Chiudiamo con un messaggio di speranza?
Aristotele grande filosofo dell’antica Grecia diceva che la speranza è un sogno fatto da svegli. Speriamo che arrivi il tanto agognato cambiamento anelato da Paolo Borsellino nella vita di tutti noi. “La lotta alla mafia deve essere un movimento culturale e morale che coinvolga tutti, specialmente le giovani generazioni, le più adatte a sentire subito la bellezza del fresco profumo della libertà che si oppone al puzzo del compromesso morale, della indifferenza, della contiguità, quindi complicità”. Abbiamo bisogno di coraggio, nel rispetto di noi stessi e degli altri, che deve servirci finalmente da stimolo per l’azione. Finirà anche la notte più buia e tornerà a sorgere il sole più splendente di prima. Auguriamoci che da questa fase di stallo ognuno possa trarre insegnamento per migliorare se stesso e l’ambiente in cui vive. Solo così le mafie saranno sconfitte.

Vincenzo Musacchio, criminologo, docente di strategie di lotta alla criminalità organizzata transnazionale, associato al Rutgers Institute on Anti-Corruption Studies (RIACS) di Newark (USA). È ricercatore indipendente e membro dell’Alta Scuola di Studi Strategici sulla Criminalità Organizzata del Royal United Services Institute di Londra. Nella sua carriera è stato allievo di Giuliano Vassalli, amico e collaboratore di Antonino Caponnetto, magistrato italiano conosciuto per aver guidato il Pool antimafia con Falcone e Borsellino nella seconda metà degli anni Ottanta. È tra i più accreditati studiosi delle nuove mafie transnazionali. Esperto di strategie di lotta al crimine organizzato.

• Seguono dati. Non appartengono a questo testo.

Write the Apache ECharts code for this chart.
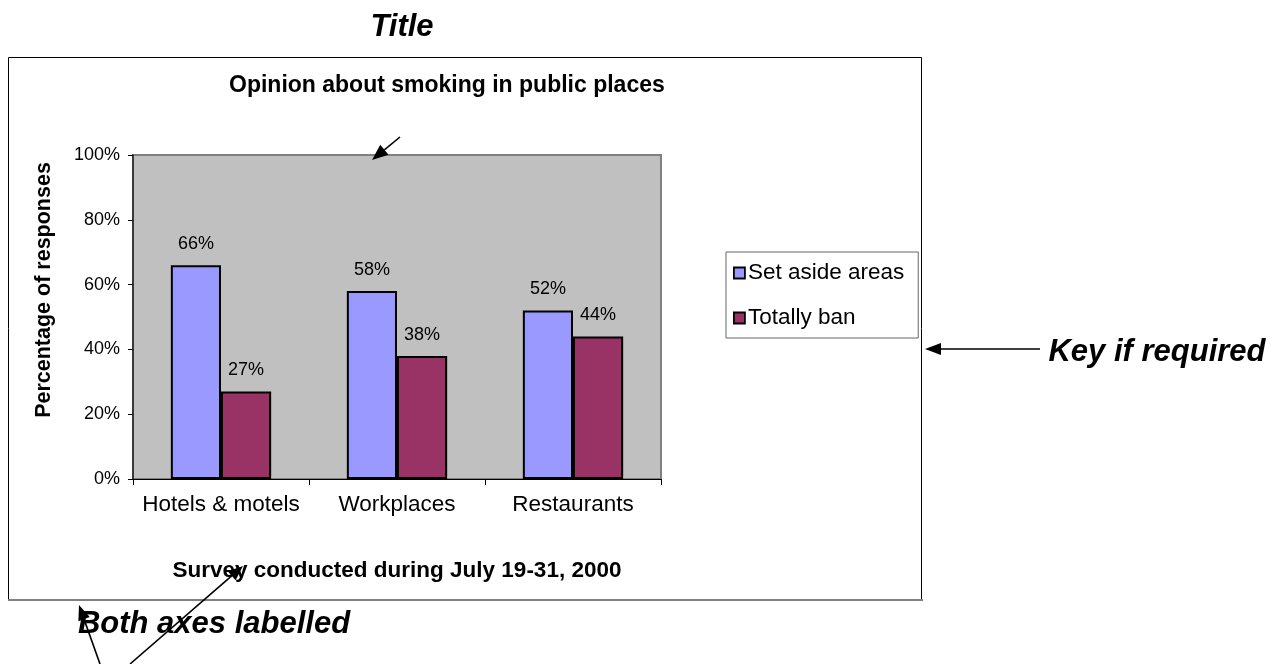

Autore di numerosi saggi e di una monografia pubblicata in cinquantaquattro Stati scritta con Franco Roberti dal titolo “La lotta alle nuove mafie combattuta a livello transnazionale”. È considerato il maggior esperto europeo di mafia albanese e i suoi lavori di approfondimento in materia sono stati utilizzati anche da commissioni legislative in ambito europeo.